Life, liberty, and the pursuit of happiness. These, proclaims the Declaration of Independence, are the unalienable rights with which we have been endowed by our Creator. These are the rights woven into the constitutional fabric of the United States.
And yet, for all the profound language of our founding documents, it remains the case that not every American enjoys these rights equally. In few places is this problem clearer than the realm of criminal drug sentencing and mass incarceration.
Recently, US Attorney General Jeff Sessions ordered that federal prosecutors pursue the harshest possible sentences for criminal defendants when charges are readily provable. This includes mandatory minimum prison sentences even for minor, non-violent drug offenses.
Of course, one might ask why aggressively prosecuting illicit drug use is problematic.

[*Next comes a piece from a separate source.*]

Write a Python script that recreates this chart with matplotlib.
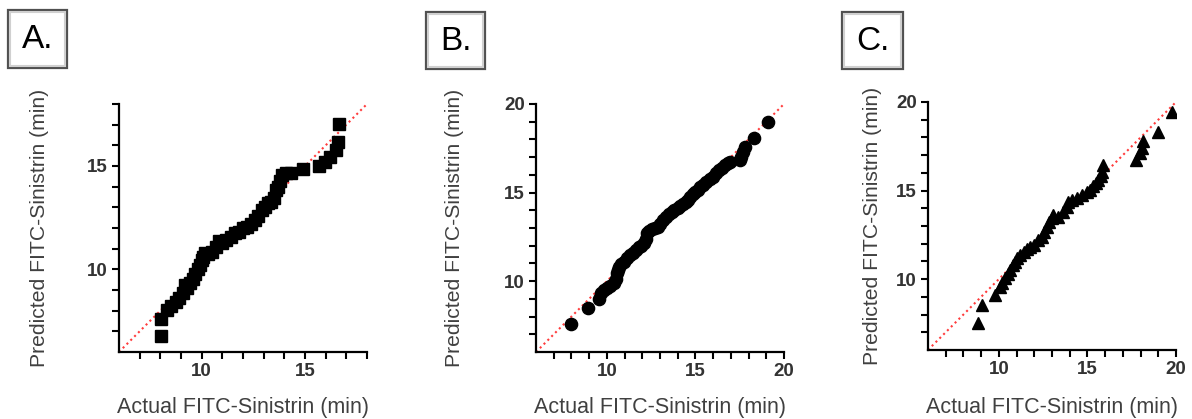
import matplotlib.pyplot as plt
from matplotlib.patches import Rectangle

plt.rcParams['font.family'] = ['Liberation Sans', 'DejaVu Sans']

# panel A (squares)
a_actual = [8.05, 8.05, 8.3, 8.5, 8.75, 8.9, 9.1, 9.2, 9.3, 9.45, 9.6, 9.7, 9.8, 9.9,
            10.0, 10.05, 10.15, 10.3, 10.5, 10.7, 10.85, 11.0, 11.2, 11.4, 11.6, 11.8,
            12.0, 12.2, 12.4, 12.6, 12.75, 12.9, 13.05, 13.2, 13.35, 13.5, 13.6, 13.7,
            13.8, 13.9, 14.1, 14.3, 14.9, 15.7, 15.95, 16.2, 16.5, 16.6, 16.65]
a_pred = [6.77, 7.58, 8.03, 8.25, 8.44, 8.6, 8.84, 9.24, 9.1, 9.35, 9.55, 9.75, 10.0, 10.2,
          10.45, 10.62, 10.78, 10.75, 10.85, 11.1, 11.35, 11.25, 11.4, 11.55, 11.75, 11.8,
          12.0, 12.07, 12.2, 12.39, 12.6, 12.88, 13.0, 13.2, 13.25, 13.45, 13.84, 14.0,
          14.25, 14.57, 14.68, 14.68, 14.85, 15.0, 15.21, 15.45, 15.78, 16.18, 17.03]

# panel B (circles)
b_actual = [7.97, 8.94, 9.54, 9.64, 9.85, 10.0, 10.2, 10.4, 10.5, 10.58, 10.62, 10.68, 10.8,
            10.95, 11.15, 11.3, 11.45, 11.63, 11.8, 11.95, 12.1, 12.2, 12.29, 12.4, 12.55,
            12.7, 12.86, 13.0, 13.15, 13.33, 13.5, 13.65, 13.8, 14.0, 14.15, 14.3, 14.45,
            14.56, 14.7, 14.85, 15.0, 15.13, 15.25, 15.4, 15.6, 15.8, 16.0, 16.17, 16.35,
            16.5, 16.65, 16.83, 16.93, 17.5, 17.6, 17.7, 17.82, 18.29, 19.1]
b_pred = [7.58, 8.5, 8.98, 9.32, 9.5, 9.6, 9.7, 9.88, 10.1, 10.45, 10.65, 10.82, 10.95,
          11.1, 11.29, 11.45, 11.6, 11.76, 11.9, 12.0, 12.14, 12.4, 12.7, 12.85, 12.95,
          13.0, 13.08, 13.25, 13.45, 13.64, 13.8, 13.9, 14.0, 14.12, 14.25, 14.35, 14.45,
          14.59, 14.75, 14.9, 15.05, 15.15, 15.3, 15.45, 15.62, 15.75, 15.9, 16.1, 16.25,
          16.4, 16.55, 16.66, 16.75, 16.85, 17.03, 17.3, 17.6, 18.07, 18.98]

# panel C (triangles)
c_actual = [8.84, 9.03, 9.79, 10.07, 10.2, 10.35, 10.5, 10.63, 10.8, 10.92, 11.05, 11.2,
            11.4, 11.6, 11.76, 12.0, 12.23, 12.42, 12.55, 12.7, 12.85, 12.99, 13.08, 13.36,
            13.6, 13.84, 13.93, 14.15, 14.4, 14.7, 14.97, 15.15, 15.34, 15.5, 15.62, 15.75,
            15.81, 15.9, 17.75, 17.98, 18.07, 18.13, 19.01, 19.8]
c_pred = [7.51, 8.54, 9.1, 9.58, 9.8, 10.05, 10.3, 10.52, 10.8, 10.99, 11.2, 11.37,
          11.55, 11.7, 11.84, 11.95, 12.21, 12.4, 12.65, 12.97, 13.2, 13.44, 13.63, 13.53,
          13.8, 14.1, 14.38, 14.45, 14.57, 14.75, 14.94, 15.05, 15.23, 15.4, 15.6, 15.8,
          16.07, 16.45, 16.73, 17.11, 17.39, 17.77, 18.33, 19.43]

panels = [
    ("A.", a_actual, a_pred, 's', 8.5, 18, [10, 15], [0.0998, 0.1599, 0.2081, 0.5919], (8, 10, 59, 58), 40),
    ("B.", b_actual, b_pred, 'o', 8.8, 20, [10, 15, 20], [0.4497, 0.1599, 0.2080, 0.5919], (426, 12, 59, 57), 455),
    ("C.", c_actual, c_pred, '^', 9, 20, [10, 15, 20], [0.7785, 0.1647, 0.2081, 0.5919], (842, 12, 61, 57), 872),
]

W, H = 1192, 419
fig = plt.figure(figsize=(W / 100, H / 100), dpi=100)

for label, xs, ys, mk, ms, hi, major, pos, box, ylx in panels:
    ax = fig.add_axes(pos)
    ax.plot([6, hi], [6, hi], ls=(0, (1, 1.6)), color='#ff3b3b', lw=1.5, zorder=1)
    ax.plot(xs, ys, ls='none', marker=mk, ms=ms, color='black', zorder=2)
    ax.set_xlim(6, hi)
    ax.set_ylim(6, hi)
    ax.set_xticks(range(7, hi + 1), minor=True)
    ax.set_yticks(range(7, hi + 1), minor=True)
    ax.set_xticks(major)
    ax.set_yticks(major)
    for s in ['top', 'right']:
        ax.spines[s].set_visible(False)
    for s in ['left', 'bottom']:
        ax.spines[s].set_linewidth(1.6)
    ax.tick_params(which='both', length=5, width=1.5, color='black')
    ax.tick_params(which='major', labelsize=13.5, labelcolor='#333333', pad=3)
    for t in ax.get_xticklabels() + ax.get_yticklabels():
        t.set_fontweight('bold')
    cx = (pos[0] + pos[2] / 2)
    fig.text(cx, 1 - 407 / H, "Actual FITC-Sinistrin (min)", ha='center', va='center',
             fontsize=15.5, color='#404040')
    fig.text(ylx / W, pos[1] + pos[3] / 2, "Predicted FITC-Sinistrin (min)", rotation=90,
             ha='center', va='center', fontsize=15.2, color='#404040')

    # label box with a bevelled look
    bx, by, bw, bh = box
    fig.patches.append(Rectangle((bx / W, 1 - (by + bh) / H), bw / W, bh / H,
                                 transform=fig.transFigure, facecolor='white',
                                 edgecolor='#505050', lw=1.6))
    fig.patches.append(Rectangle(((bx + 2) / W, 1 - (by + bh - 2) / H), (bw - 4) / W, (bh - 4) / H,
                                 transform=fig.transFigure, facecolor='none',
                                 edgecolor='#d0d0d0', lw=1.5))
    fig.text((bx + bw / 2) / W, 1 - (by + bh / 2 + 1) / H, label, ha='center', va='center',
             fontsize=24, color='black')

fig.savefig("out.png", dpi=100)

If we want to minimize the use of substances that cause bodily harm and disruptions to communities, does it not make sense to establish consequences steep enough to deter such use?
This kind of logic may appear reasonable at first glance, but the truth of the matter is that such an approach has institutionalized a system that incarcerates and punishes citizens—particularly African-Americans—at rates not seen anywhere else in the world.
The United States, home to just under 5% of the world’s population, houses roughly 22% of the world’s prisoners. The prison population has increased 700% since 1980 despite the fact that 90% of those new inmates are non-violent offenders. This means that several million Americans are currently imprisoned in facilities that are filled past capacity, the vast majority for offenses that did not physically harm another person.
But one of the single most worrying facets of this issue centers on criminal prosecution and race. For example, African-Americans and Caucasians report being equally likely to use marijuana, but the former are 3.7 times as likely as the latter to be arrested for its possession or use and more likely to face criminal conviction. Roughly 1 in 3 black males can expect to go to prison in their lifetimes. And while the majority of drug users and dealers in the United States are white, three quarters of those imprisoned for drug offenses are African-American or Latino.
Such racial disparities in rates of arrest and conviction are staggering and should be deeply troubling to us. But rather than focusing on the numbers, perhaps there is a more personal question we should be asking ourselves: What do we will for our fellow Americans?
When we speak of our founding documents, do we really believe what they say? Do we wish for every last one of our fellow citizens, regardless of creed or skin color, to enjoy the freedom to pursue a life of happiness? To be able to learn from his or her mistakes without a 25-year minimum prison sentence? Or are we comfortable living in a world where such freedom is denied to others—especially minorities and minors—for a lifetime because of a few poor choices? I would suggest that, if we are comfortable in such a world, some serious resorting of priorities is needed.
Republican senator Rand Paul was right on the money when he wrote that we should be treating the nation’s drug epidemic for what it is: a public health crisis, not an excuse to send people to prison and turn a mistake into a tragedy.
Such an attitude of willing the good for each of our fellow Americans is one we would all do well to adopt. After all, the rights to life, liberty, and the pursuit of happiness, if unalienable, are not partisan. Defending every citizen’s access to them shouldn’t be, either.